DELEGATION REISTE IN DIE VOLKSREPUBLIK CHINA
"Peking ist zu offener Diskussion über die Lage der Menschenrechte bereit"
(mr) Nach Ansicht der Vorsitzenden des Ausschusses für Menschenrechte und Humanitäre Hilfe, Christa Nickels (Bündnis 90/Die Grünen), ist die Volksrepublik China heute – anders als noch vor wenigen Jahren – bereit, menschenrechtsrelevante Themen offen zu diskutieren. Peking setze sich dabei auch mit Kritik und unterschiedlichen Standpunkten auseinander, erklärte Nickels nach Rückkehr einer Delegation des Ausschusses von einer neuntägigen Reise nach China Ende April. Neben der Ausschussvorsitzenden gehörten der Delegation die Abgeordneten Heide Mattischeck und Lilo Friedrich (beide SPD), Christian Schwarz-Schilling, Heiner Geißler und Erika Schuchardt (alle CDU/CSU) sowie Ulla Jelpke (PDS) an.
Die Delegation teilte zugleich mit, in den für Deutschland und die Europäische Union insgesamt wichtigen Sachfragen im Bereich der Menschenrechte gebe es in China keine substanziellen Fortschritte. Vertreter von Regierung und dem Nationalen Volkskongress hätten zwar in Einzelfällen durchaus Missstände und Reformbedarf eingeräumt, insgesamt jedoch die Behauptung aufrecht erhalten, China sei ein Rechtsstaat, in dem Menschenrechte und bürgerliche Grund- und Freiheitsrechte gewährleistet seien.
Hervorzuheben sei ferner, dass Peking nicht bereit sei, die Todesstrafe in Frage zu stellen, geschweige denn, sie abzuschaffen. Vertreter des Volkskongresses hätten zwar eingeräumt, dass es in Parlament und Regierung einzelne Stimmen für die Abschaffung der Todesstrafe gebe. Die überwältigende Mehrheit der Bevölkerung und die Führungsspitze des Landes seien jedoch davon überzeugt, dass diese Strafnorm unverzichtbar bleibe, um die innere Sicherheit zu gewährleisten. Im Übrigen sei die chinesische Regierung nicht bereit gewesen, konkrete Zahlen über die jährlich vollstreckten Todesstrafen zu veröffentlichen.
Kein Umdenken, so die Parlamentarier weiter, habe es auf chinesischer Seite auch bei der so genannten Administrativhaft ("Umerziehung durch Arbeit") gegeben. Vertreter des Volkskongresses, der obersten Staatsanwaltschaft und des Außenministeriums hätten auf der bisher vertretenen Linie beharrt, die Administrativhaft sei unverzichtbar, um Recht und Ordnung aufrecht zu erhalten. Sie werde nur in minderschweren Fällen verhängt und diene dem Ziel, eine Resozialisierung der Täter zu erleichtern.
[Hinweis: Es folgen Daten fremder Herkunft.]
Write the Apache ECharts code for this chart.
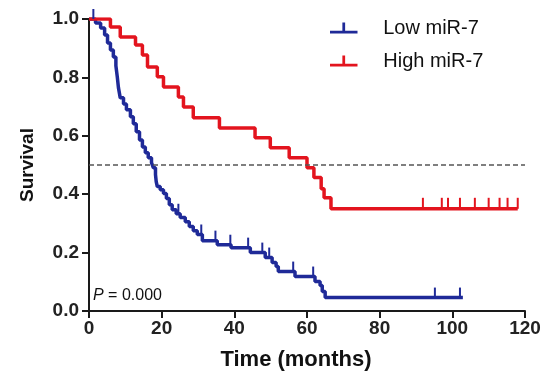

Beim Thema Folter hätten demgegenüber alle Gesprächspartner auf chinesischer Seite Missstände eingeräumt. Allerdings seien dies Einzelfälle mit abnehmender Tendenz. Zentral- und Provinzregierung bemühten sich intensiv um berufliche Fortbildung der Vollzugsbeamten. Im Jahr 2000, so die chinesische Seite weiter, seien 1.200 im Strafvollzug beschäftigte Personen bestraft worden.
Die deutsche Delegation teilte des Weiteren mit, sie hätte ihren Gesprächspartnern deutlich gemacht, es sei ebenso unakzeptabel, dass Menschen auf Grund ihres Glaubens verfolgt würden. Dies gelte auch für die romtreue katholische Untergrundkirche in China. Mit Blick auf die Situation in Tibet zeichnete sich nach Angaben der Delegation keinerlei Kompromissbereitschaft Pekings ab. Der Dalai Lama betreibe eine separatistische Politik, die auf die Unabhängigkeit Tibets ziele, so Peking.